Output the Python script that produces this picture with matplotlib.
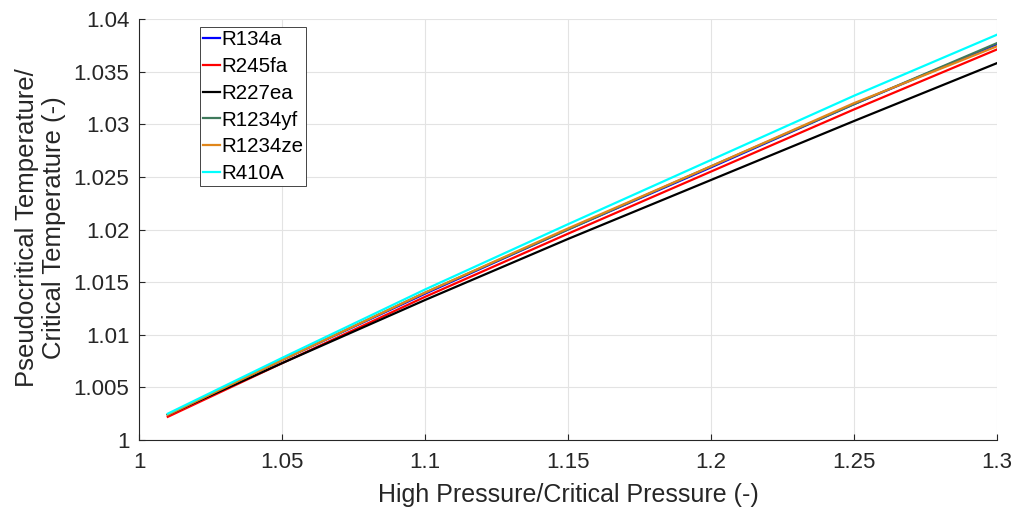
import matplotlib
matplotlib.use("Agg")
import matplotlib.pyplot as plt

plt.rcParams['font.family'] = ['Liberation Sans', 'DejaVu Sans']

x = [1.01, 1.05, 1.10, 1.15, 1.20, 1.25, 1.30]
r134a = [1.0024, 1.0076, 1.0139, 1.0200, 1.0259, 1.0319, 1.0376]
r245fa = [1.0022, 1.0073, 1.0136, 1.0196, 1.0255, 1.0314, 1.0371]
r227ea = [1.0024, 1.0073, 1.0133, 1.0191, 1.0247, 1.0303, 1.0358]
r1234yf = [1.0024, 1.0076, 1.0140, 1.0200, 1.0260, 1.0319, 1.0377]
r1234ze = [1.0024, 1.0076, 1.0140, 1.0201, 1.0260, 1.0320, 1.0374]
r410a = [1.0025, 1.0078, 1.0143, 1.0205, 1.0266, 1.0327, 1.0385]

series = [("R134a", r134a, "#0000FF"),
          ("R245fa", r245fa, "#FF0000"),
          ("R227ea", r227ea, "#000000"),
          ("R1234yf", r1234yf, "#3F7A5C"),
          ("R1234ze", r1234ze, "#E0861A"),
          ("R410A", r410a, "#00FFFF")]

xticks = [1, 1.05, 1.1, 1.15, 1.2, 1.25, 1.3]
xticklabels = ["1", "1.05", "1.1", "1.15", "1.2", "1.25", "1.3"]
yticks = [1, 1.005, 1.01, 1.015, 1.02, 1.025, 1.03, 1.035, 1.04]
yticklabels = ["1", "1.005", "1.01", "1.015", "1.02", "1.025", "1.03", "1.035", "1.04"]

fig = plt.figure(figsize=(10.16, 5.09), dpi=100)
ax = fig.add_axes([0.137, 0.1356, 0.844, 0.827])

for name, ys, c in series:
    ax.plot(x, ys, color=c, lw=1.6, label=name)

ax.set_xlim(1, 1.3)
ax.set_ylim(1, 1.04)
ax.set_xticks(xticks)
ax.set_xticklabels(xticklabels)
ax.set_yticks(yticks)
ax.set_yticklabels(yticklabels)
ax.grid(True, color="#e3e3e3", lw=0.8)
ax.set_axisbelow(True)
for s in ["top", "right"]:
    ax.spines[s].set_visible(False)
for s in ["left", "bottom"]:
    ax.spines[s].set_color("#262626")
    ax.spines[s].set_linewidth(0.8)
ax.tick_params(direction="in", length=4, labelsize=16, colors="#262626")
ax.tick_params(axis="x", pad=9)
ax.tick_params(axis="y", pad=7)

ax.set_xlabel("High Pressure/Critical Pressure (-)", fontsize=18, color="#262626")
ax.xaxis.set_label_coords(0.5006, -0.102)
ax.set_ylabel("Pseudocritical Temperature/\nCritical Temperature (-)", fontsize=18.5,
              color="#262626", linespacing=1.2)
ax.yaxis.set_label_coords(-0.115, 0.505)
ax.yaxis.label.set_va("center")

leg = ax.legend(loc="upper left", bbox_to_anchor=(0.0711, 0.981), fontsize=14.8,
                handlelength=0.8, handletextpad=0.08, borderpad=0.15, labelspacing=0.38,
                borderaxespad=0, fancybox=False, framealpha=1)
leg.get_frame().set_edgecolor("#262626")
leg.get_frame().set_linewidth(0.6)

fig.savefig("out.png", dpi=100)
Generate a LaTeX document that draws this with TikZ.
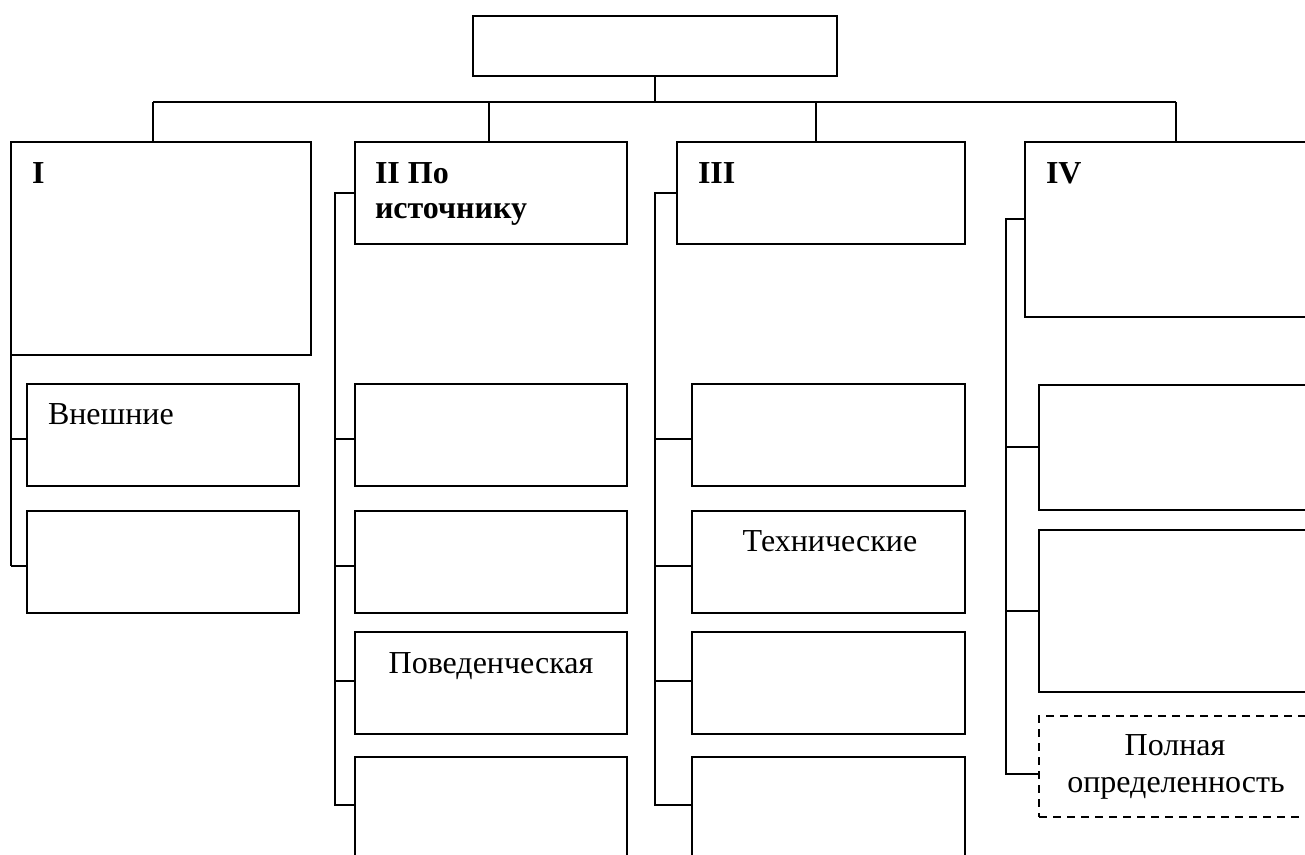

* _GOAL_
Repeat the records above exactly, from the first line through the line that contains "plt.rcParams['font.family'] = ['Liberation", and leave out the pictures.

* _COMPLETE OUTPUT_
Output the Python script that produces this picture with matplotlib.
import matplotlib
matplotlib.use("Agg")
import matplotlib.pyplot as plt

plt.rcParams['font.family'] = ['Liberation Sans', 'DejaVu Sans']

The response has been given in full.